The Summer That Wasn't is losing even that specious hold it barely possessed on the season and leaves begin to slip from the trees. These leaves were already beginning to turn their coats at the end of July. Makes you wonder what kind of winter it will be.
Tool Guy has been planning a road trip for a few weeks now. His mother is feeling poorly and he'd like to jaunt down to see her. Logistically, it works better if he goes alone. Prior to now, the single vehicle family factor has been a hurdle. Since he got his new set of wheels, which he calls "ambrosia for the back," he has begun to imagine that he could do this on his Harley. Not a few machinations have been in the works to finesse this possibility into a plan. Biking buddies have offered and then rescinded. Planning routes, plotting possibilities, preparing the bike.
I decided to send a care package to my mother-in-love, Claudia, along with him.

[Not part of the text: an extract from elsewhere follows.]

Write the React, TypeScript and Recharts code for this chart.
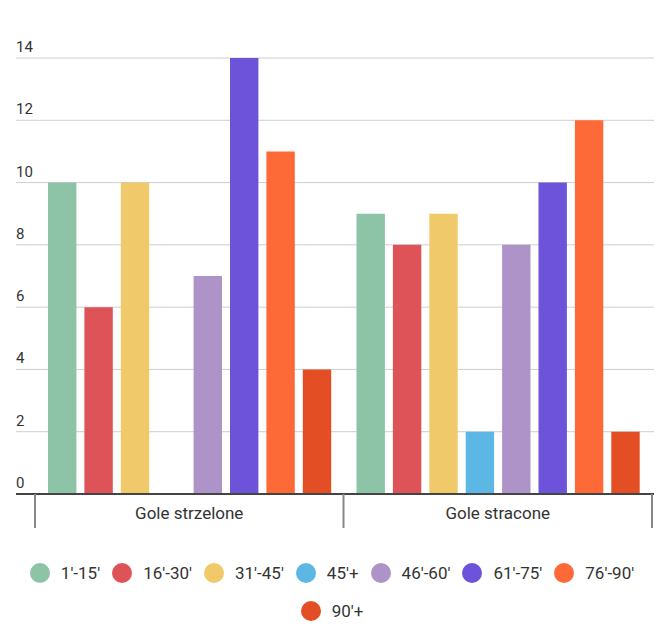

In my herbal apprenticeship, one of our projects was assembling herbal eye-pillows. The combination that The Herbalist had collated was dried roses, lavender (calming), sassafras bark (earthiness), rosemary (remembrance), and mugwort (sweetens dreams) that we harvested, weighted down with rice or flax seeds. She brought out a selection of shimmery silks and I settled on the pink one. Princess pink. Guess who sleeps with that one? And reports that her frequent nightmares have gone! As we sat, stitching up the fabric envelopes, one of the other apprentices shared that during her chemo recovery, she had been gifted with a similar sort of pillow and it was the most comforting thing she possessed. On days when she was totally wasted by the treatments, she said she would curl up on the couch around this pillow. Sounded like something for Claudia.
Herbal Eye Pillow
2 T dried lavender
2 T dried roses
1 T dried rosemary
1/2 t sassafras bark
2 stem's of mugwort, dried, destemmed, and crushed
1 cup white rice
Pick a tactilely satisfying fabric cut into rectangle per personal measurements: Measure the distance from one temple to the other. This will be the length. Measure from the bridge of the nose to just above the browridge. This will be the width. Mark these measurements on a piece of fabric, doubled over and cut out. With right sides, together, stitch the open sides, leaving an end open for filling.
Mix together the herbals and pour into the open end. A canning funnel is particularly useful in this application, especially if you're mass-producing these. Close the end, tucking the raw edges under and stitch closed. Sweet dreams! I decided that my sister-in-love needed one, too.
A co-worker approached Tool Guy with an offer to use a spare car. He felt a bit nervous about the idea of Tool Guy tooling across the country on a bike by himself, Harley and all notwithstanding. Tool Guy was appreciative of the offer, but declined. He was a bit nervous about the whole road-trip-bike prospect, but determined. Mostly just keeping an eye on the weather.
Well, he was a bit nervous about the weather, too. Rainy as it has been, he wasn't elated at the prospect of three days on the road in the rain. The forecast has been less than auspicious. Growing up in Louisiana, there's more rain than sunshine and hurricanes and floods are as humdrum there as earthquakes are in Los Angeles. Ho-hum. I remember that old joke I'd heard growing up:
After a frenetic week of hysterical meteorological predictions for a Category Three hurricane, the first of the dreaded raindrops began. The police sent out patrol cars stop house by house and encourage people to leave. One good old boy greeted the officer with sanguine optimism. "Mais, no. Ah grew up here. Mah daddy grew up here. His daddy grew up here. Dah Lord's gonna take care o' me. I done ax Him." Nothing the officer could say would dissuade him.
As torrential rains fell, the bayous began to rise and lap at the steps of people's homes. Police patrols in boats went around collecting the previously reluctant and assisting them to shelter. Once again, the insistent good old boy maintained that he was going to stay put and that God was going to save him.
The water levels grew higher and higher, so before long, the persistent hold-out had taken to his roof to wait. At this point, a rescue helicopter came around, throwing down a rope ladder and bull-horning to him to climb up. He shook his head and insisted that God would save him, thank you very much.
Sadly, the man succumbed to the forces of nature and found himself in Heaven. He gazed reproachfully at God and ask why He had not saved him. God levelly returned his gaze and said, "I sent a patrol car, a boat, and a helicopter. What more did you want?"
A week before the trip, Tool Guy was chatting and sharing his plans for his trip with our pastor. The next day, he got a phone call from the pastor, who indicated that he'd not felt at peace with the idea of Tool Guy harleying across country and knew of a car that would be available to use if he was interested.
Not for nothing have we been married twenty-five years, because when Tool Guy called me to report this development, we had an immediate brain-share. We each shouted out the punch line of the aforementioned joke together and laughed. "I'm not waiting for the helicopter," he said. "I'm taking the car."
Halfway through his trip, Tool Guy called home on his spanking new Tracfone. When he got into Georgia, the sky opened up and it rained bullets. Nope. Not waiting for that helicopter.